Ces objectifs peuvent être atteints par les moyens traditionnels, comme l’espionnage, ou de manière plus novatrice, par les cyber-attaques, ou encore par une ingérence informationnelle, qu’il s’agisse de désinformation ou de manipulation de l’information, comme dans la présente affaire, consistant à diffuser des contenus de façon artificielle ou automatisée, massive et délibérée. Le contenu exact de l’information diffusée importerait alors peu, tout comme le caractère public de l’information diffusée, dans la mesure où l’ingérence pourrait être caractérisée dès lors qu’il s’agit de manipuler une information véridique et disponible publiquement. 

Quelle est l’approche du Quai d’Orsay ?

Le Quai d’Orsay a affirmé que l’on pouvait relier cette diffusion massive sur les réseaux au réseau russe avec un haut degré de confiance, ce qui met en exergue, en plus de la question de la qualification des faits, les difficultés relatives à la preuve du phénomène et à l’imputabilité à la souveraineté étrangère. C’est bien sûr la pierre angulaire de la problématique.

Quant à la question de la preuve, elle suscite deux principales interrogations. Notamment, comment démontrer la provenance des publications litigieuses ? Pour le faire, les experts ont besoin d’une masse d’informations. Ils téléchargent des centaines de milliers ou des millions de tweets et de publications sur Facebook et d’articles d’actualité réels afin de créer des ensembles de données de comparaison. Autrement dit, à partir des données de quantité, les experts conduisent une analyse qualitative des tweets sur la base de leur contenu.
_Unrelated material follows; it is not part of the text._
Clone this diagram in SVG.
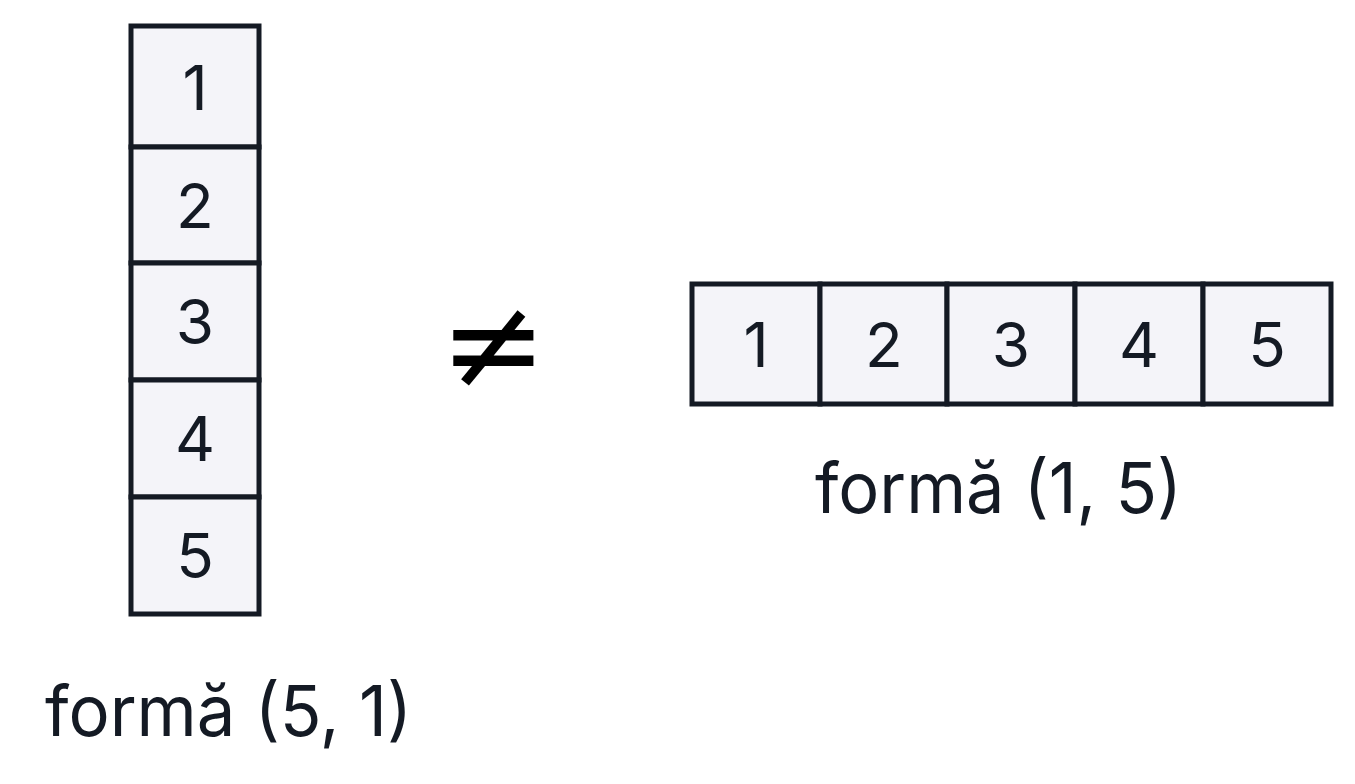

La seconde interrogation découle de la première et consiste à savoir quel est le standard pour établir que la publication est attribuée à tel ou tel compte. Selon le communiqué officiel de la diplomatie française, l’établissement du lien entre les publications des photos et certains comptes sur les réseaux sociaux est fait selon « un haut degré de confiance ». Or, ce standard de preuve n’équivaut pas à la certitude. La question est alors de savoir à partir de quand est atteint ce seuil de confiance. Dans la présente affaire, l’enquête se fonde sur des indices tels que le fait que les photos diffusées n’étaient trouvables nulle part ailleurs, ce qui a laissé penser qu’elles avaient été prises ou réceptionnées par une personne en lien avec le réseau de Doppelgänger

Enfin, établir la provenance des publications ne signifie pas forcément imputer le comportement numérique condamnable à la Russie. En effet, la manipulation de l’information est faite par des acteurs privés. La question de l’imputabilité à des puissances étrangères suscitera donc de nouvelles réflexions. La question récurrente en droit international public de l’attribution d’un acte à un État promet de s’aviver face à ce nouveau défi pour le droit que représente l’ingérence numérique.